Well… conquered in the sense that I finally got around to making macarons but there’s certainly room for improvement. Luckily I can pretty much work out what I need to do next time, and oh yes… there will be a next time.
Anyhoo. I decided to go with the basic recipe provided by Gourmet Traveller mag and forbade myself from comparing it to other recipes (I think that was where I failed miserably with fudge – too many cooks!). I figured that based on the final outcome of my first attempt, I could do some further research later to finesse the process.
So the egg whites sat on the top of my fridge to age as required however I was reassured by Almost Bourdain that you can safely use egg whites straight from the fridge. Given how amazing her macarons turned out, I won’t worry too much about this process in future perhaps. I followed all instructions dutifully and even though I felt mild panic that the mixture wasn’t ‘magma-like’ enough, I moved on to piping.

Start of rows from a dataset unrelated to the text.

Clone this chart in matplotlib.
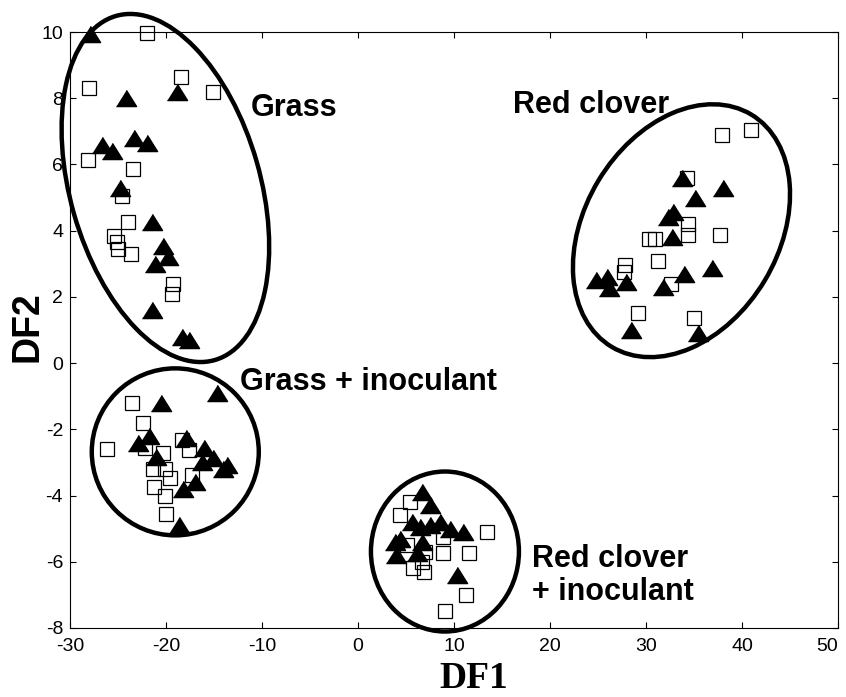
import matplotlib
matplotlib.use('Agg')
import matplotlib.pyplot as plt
from matplotlib.patches import Ellipse
from matplotlib.transforms import Affine2D

plt.rcParams['font.family'] = ['Liberation Sans', 'DejaVu Sans']
plt.rcParams['axes.unicode_minus'] = False

# discriminant scores (open squares / filled triangles)
grass_sq_x = [-22.0, -18.4, -28.0, -15.1, -28.1, -23.4, -24.6, -24.0, -25.4, -25.1, -25.0, -23.6, -19.3, -19.4]
grass_sq_y = [9.97, 8.65, 8.3, 8.2, 6.15, 5.85, 5.05, 4.25, 3.85, 3.65, 3.45, 3.3, 2.4, 2.1]
grass_tri_x = [-27.9, -24.2, -18.9, -26.7, -25.6, -23.3, -22.0, -24.8, -21.5, -20.3, -21.1, -19.8, -21.5, -18.3, -17.6]
grass_tri_y = [9.95, 8.0, 8.2, 6.6, 6.4, 6.8, 6.65, 5.3, 4.25, 3.55, 3.0, 3.2, 1.6, 0.8, 0.7]

rc_sq_x = [37.9, 40.9, 34.3, 34.4, 34.4, 37.7, 30.3, 30.9, 31.3, 27.8, 27.7, 32.6, 29.2, 35.0]
rc_sq_y = [6.89, 7.04, 5.6, 4.2, 3.87, 3.87, 3.75, 3.75, 3.1, 2.96, 2.75, 2.4, 1.5, 1.35]
rc_tri_x = [33.75, 38.0, 35.1, 32.8, 32.3, 32.7, 36.9, 34.0, 31.8, 24.8, 25.9, 26.1, 27.9, 28.4, 35.4]
rc_tri_y = [5.6, 5.3, 5.0, 4.55, 4.4, 3.8, 2.87, 2.7, 2.3, 2.5, 2.6, 2.27, 2.45, 1.0, 0.9]

gi_sq_x = [-23.5, -22.4, -26.1, -22.2, -20.3, -18.3, -17.6, -21.4, -20.1, -19.6, -17.3, -21.25, -20.1, -20.0]
gi_sq_y = [-1.2, -1.8, -2.6, -2.57, -2.7, -2.33, -2.63, -3.2, -3.2, -3.47, -3.38, -3.75, -4.0, -4.55]
gi_tri_x = [-20.5, -14.7, -22.9, -21.8, -21.0, -17.9, -16.0, -16.25, -15.1, -13.6, -14.1, -17.0, -18.2, -18.6]
gi_tri_y = [-1.2, -0.9, -2.4, -2.2, -2.85, -2.27, -2.57, -3.0, -2.87, -3.08, -3.2, -3.6, -3.8, -4.9]

rci_sq_x = [5.4, 4.4, 8.9, 13.4, 5.1, 7.0, 8.9, 11.6, 5.7, 6.7, 6.9, 11.25, 9.06]
rci_sq_y = [-4.2, -4.6, -5.25, -5.1, -5.5, -5.7, -5.74, -5.74, -6.2, -6.0, -6.3, -7.0, -7.5]
rci_tri_x = [6.7, 7.5, 5.6, 6.5, 7.5, 8.5, 9.6, 10.9, 4.4, 3.85, 6.7, 4.0, 6.1, 10.3]
rci_tri_y = [-3.9, -4.3, -4.8, -4.95, -4.9, -4.8, -5.0, -5.1, -5.3, -5.4, -5.4, -5.8, -5.74, -6.4]

xticks = [-30, -20, -10, 0, 10, 20, 30, 40, 50]
yticks = [-8, -6, -4, -2, 0, 2, 4, 6, 8, 10]

fig = plt.figure(figsize=(8.46, 6.97), dpi=100)
ax = fig.add_axes([0.0827, 0.099, 0.9078, 0.855])
ax.set_xlim(-30, 50)
ax.set_ylim(-8, 10)

sq_x = grass_sq_x + rc_sq_x + gi_sq_x + rci_sq_x
sq_y = grass_sq_y + rc_sq_y + gi_sq_y + rci_sq_y
tri_x = grass_tri_x + rc_tri_x + gi_tri_x + rci_tri_x
tri_y = grass_tri_y + rc_tri_y + gi_tri_y + rci_tri_y

tri = [(-1, -0.8), (1, -0.8), (0, 0.8)]
ax.plot(sq_x, sq_y, 's', ms=10, mfc='none', mec='black', mew=0.9, clip_on=False)
ax.plot(tri_x, tri_y, ls='none', marker=tri, ms=14.5, mfc='black', mec='black', clip_on=False)

# group ellipses, sizes given in pixels so the tilt looks right on screen
pos = ax.get_position()
sx = pos.width * fig.get_figwidth() * fig.dpi / 80.0
sy = pos.height * fig.get_figheight() * fig.dpi / 18.0

def group_ellipse(cx, cy, w, h, angle):
    tr = Affine2D().scale(1 / sx, 1 / sy).translate(cx, cy) + ax.transData
    e = Ellipse((0, 0), w, h, angle=angle, transform=tr, fill=False,
                lw=3.2, ec='black', clip_on=False)
    ax.add_patch(e)

group_ellipse(-20.06, 5.29, 358, 190, 106)
group_ellipse(33.7, 4.0, 271, 194, 59)
group_ellipse(-19.03, -2.68, 167, 167, 0)
group_ellipse(9.06, -5.69, 148, 160, 0)

lab = dict(fontsize=22, fontweight='bold', va='baseline')
ax.text(-11.15, 7.46, 'Grass', **lab)
ax.text(16.15, 7.55, 'Red clover', **lab)
ax.text(-12.3, -0.82, 'Grass + inoculant', **lab)
ax.text(18.1, -6.16, 'Red clover', **lab)
ax.text(18.1, -7.16, '+ inoculant', **lab)

ax.set_xticks(xticks)
ax.set_yticks(yticks)
ax.tick_params(direction='in', top=True, right=True, length=4, width=0.8,
               labelsize=14)
ax.tick_params(axis='x', pad=7)
ax.tick_params(axis='y', pad=5)
for s in ax.spines.values():
    s.set_linewidth(0.8)
# last x label would run off the right edge
ax.get_xticklabels()[-1].set_ha('right')

fig.text(474 / 846, 1 - 678 / 697, 'DF1', fontsize=27, fontweight='bold',
         family='Liberation Serif', ha='center', va='center')
fig.text(27 / 846, 1 - 327 / 697, 'DF2', fontsize=27, fontweight='bold',
         rotation=90, ha='center', va='center')

fig.savefig('out.png', dpi=100)
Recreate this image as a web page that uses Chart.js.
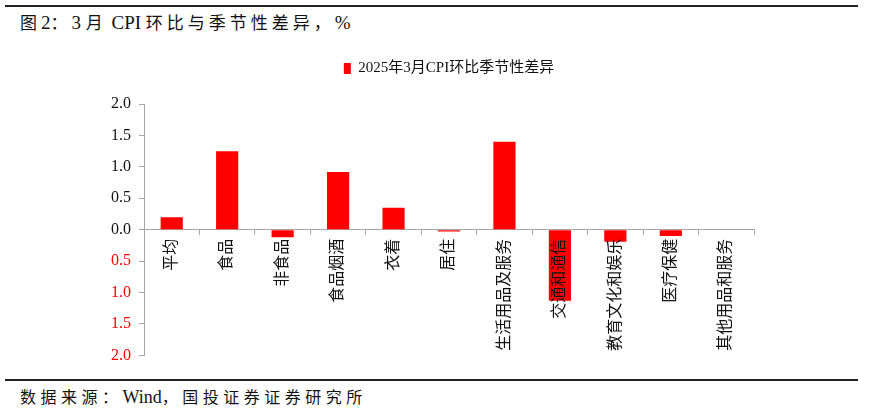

I don’t pipe so often. Therefore I only have a generic set of piping nozzles and none of them were 1cm plain nozzles. Retrospect being a wonderful thing, I wish at this point that I did read other people’s recipes: Almost Bourdain noted that she didn’t bother with a nozzle at all and piped lovely round dollops. As I had limited time (and really, no one should not have enough time when making macarons!), I went ahead and used a 1cm star nozzle and did my worst. Actually, my piping skills aren’t bad.
I was encouraged by the fact that once piped, my macarons didn’t spread all over the place. They generally maintained their shape and size. I let the macarons sit for four hours to form a surface crust and went off to dinner (I had a lovely rump steak with Monkey Gland sauce at our local African steakhouse if you must know…).
Back home and after battling a few trainers in the snow (Pokemon, relax), I got the oven fired up and ready to toast my lovely round discs. After ten minutes, they were ready to be scruitinised. And lo! They came out pretty good. Sadly I think my choice of piping nozzle wasn’t good as some of the discs had the lines still visible but I think that can be easily remedied by not using a nozzle at all and ensuring that the macaron’s have a little rise in the centre to get that cute puffiness. All in all though, my macarons had ‘feet’, a crusty shell and was sticky in the middle. Ticks all the boxes!
I was probably too focused on the macaron’s shell that I didn’t give the ganache much thought. The recipe called for raspberries but I only had blueberries in the fridge. I also only had Green & Black’s white chocolate in the pantry which, while rich in flavour, is addled with highly visible bits of vanilla bean. Undeterred, I made up some ganache with the ingredients on hand. The result was subtle but did the job of being a good mortar for my lovely shells.
So lessons learned? No nozzles for piping and I probably need to invest in a better food processor to try and get the almond meal finer. Also, it has been soooo long since I actually ate a macaron (Lindt Cafe’s in Sydney) that I forgot how bloody sweet they are and my ganache didn’t help. Blueberries are lovely but lack the tartness of raspberries which you really need to cut through the excruciating sweetness. I would also next time properly process the blueberries into a puree before adding. There’s only so much the term ‘rustic’ can cover before it’s just plain laziness.
I would definitely be keen to try again but I will most certainly scour the net for as much information as possible. Watch this space!